On my way out to do the shopping this morning, I was walking across the Place de la Comédie, and I noticed a sign that there were blood collections going on. I hadn’t given blood since I was seventeen years old, and I hadn’t actually tried since September 11 last year, when I was turned away because of the crowds. I wasn’t in a particular hurry, so I figured I could kill an hour or so giving a pint.
It was actually a pretty good experience, since I was suddenly introduced to a whole new set of vocabulary. Filling out the questionnaire wasn’t a problem, but the interview with the doctor was kind of amusing. She was trying to ask me questions about my medical history discretely, but when she did, I could barely understand her. So part of the conversation went something like this:
— (Doctor, in French) (Sounds like mumbling, unintelligible to me.)
— (Me, in French) What?
— (Doctor, a little louder in French) (Still sounds like mumbling to me.)

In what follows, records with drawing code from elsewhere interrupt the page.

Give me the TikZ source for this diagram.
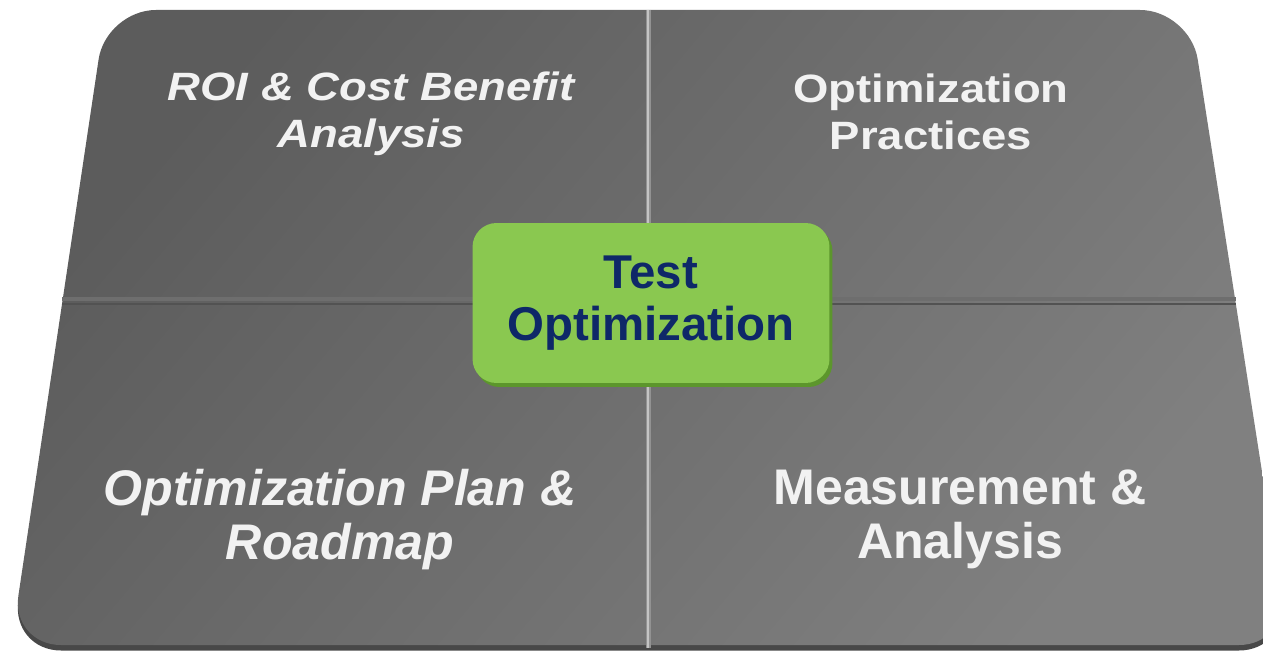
\documentclass[tikz,border=0pt]{standalone}
\usepackage{fontspec}
\setmainfont{Liberation Sans}
\newfontfamily\wideface[FakeStretch=1.15]{Liberation Sans}
\usetikzlibrary{shadows}

\definecolor{slabdark}{RGB}{92,92,92}
\definecolor{slablight}{RGB}{128,128,128}
\definecolor{slabrim}{RGB}{72,72,72}
\definecolor{seamlight}{RGB}{146,146,146}
\definecolor{seamshine}{RGB}{196,196,196}
\definecolor{seamdark}{RGB}{82,82,82}
\definecolor{seamsoft}{RGB}{110,110,110}
\definecolor{boxgreen}{RGB}{138,200,80}
\definecolor{boxrim}{RGB}{92,150,44}
\definecolor{boxtext}{RGB}{14,40,104}
\definecolor{labelwhite}{RGB}{242,242,242}

\begin{document}
\begin{tikzpicture}[x=0.02cm, y=-0.02cm,
  top label/.style={text=labelwhite, align=center,
    font=\wideface\fontsize{22.5}{26.7}\selectfont\bfseries},
  bottom label/.style={text=labelwhite, align=center,
    font=\fontsize{28.5}{30.7}\selectfont\bfseries},
  hub/.style={fill=boxgreen, rounded corners=0.48cm, minimum width=7.14cm,
    minimum height=3.2cm, text=boxtext, align=center,
    font=\fontsize{27}{30}\selectfont\bfseries,
    general shadow={shadow xshift=0.06cm, shadow yshift=-0.08cm, fill=boxrim}}]

  \path [use as bounding box, clip] (0,0) rectangle (1263,658);

  % slab, its rim first
  \fill [slabrim, rounded corners=1cm, yshift=-0.11cm]
    (640,10) -- (1190,10) -- (1289,645) -- (11,645) -- (106,10) -- cycle;
  \shade [left color=slabdark, right color=slablight, shading angle=50, rounded corners=1cm]
    (640,10) -- (1190,10) -- (1289,645) -- (11,645) -- (106,10) -- cycle;

  % seams
  \foreach \xa/\xb in {62/646, 650/1236} {
    \draw [seamsoft, line width=0.08cm] (\xa,299) -- (\xb,299);
    \draw [seamdark, line width=0.06cm] (\xa,304) -- (\xb,304);
  }
  \draw [seamlight, line width=0.1cm] (648,10) -- (648,648);
  \draw [seamshine, line width=0.03cm] (648,10) -- (648,648);

  \node [hub] (hub) at (651,303) {Test\\Optimization};

  \node [top label] (roi) at (371,114) {\itshape ROI \& Cost Benefit\\\itshape Analysis};
  \node [top label] (practices) at (931,112) {Optimization\\Practices};
  \node [bottom label] (plan) at (340,520) {\itshape Optimization Plan \&\\\itshape Roadmap};
  \node [bottom label] (measure) at (960,519) {Measurement \&\\Analysis};

\end{tikzpicture}
\end{document}
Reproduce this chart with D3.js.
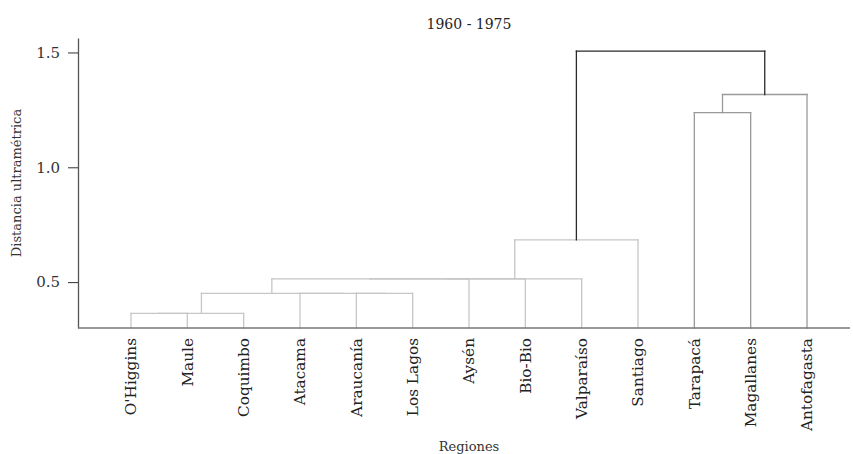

— (Me, in French) I’m sorry, I don’t understand.
— (Doctor, now practically shouting in French) Have you ever had sexual relations with another man?
— (Me, in French) Not at all, never.
— (Doctor, suddenly in English) Never?
— (Me, in English) No, never.
This type of misunderstanding that led to raised voices also took place when she was asking about my prior drug use, so the whole conversation had me chuckling. It almost seemed like she was surprised with some of my answers, which made me wonder if I was sending some sort of signals I was unaware of. Do I look gay? Or like a druggie? When she repeated the question, I felt like she was waiting for me to say, “Oh, well, there was this one time in college, and I’d had a little too much to drink, … ”
Apparently, any sort of current or former homosexual activity is a disqualifying event for giving blood, at least here in France, and there were several signs posted to make that point abundantly clear. I can’t remember if that’s true in the U.S. For reasons that were unclear to me, being English was something else they were on the lookout for, and I think my “English” accent made her a little suspicious, but I was able to convince her I was an American.
In the end, it was neither deviant sexual behavior nor drug activity nor national origin, but rather a trip to Belize in 2000, that got me a yellow warning sticker on my form, but they were still happy to take my blood. It took them a while to get the full pint out of me because of some flow problem or placement of the needle, but in the end I was rewarded with several glasses of apple juice, several sandwiches of bread and sausage, and some chocolate.
I was also given a fairly tacky Christmas tree decoration, being told to take it home to my wife, who I can’t say liked it much.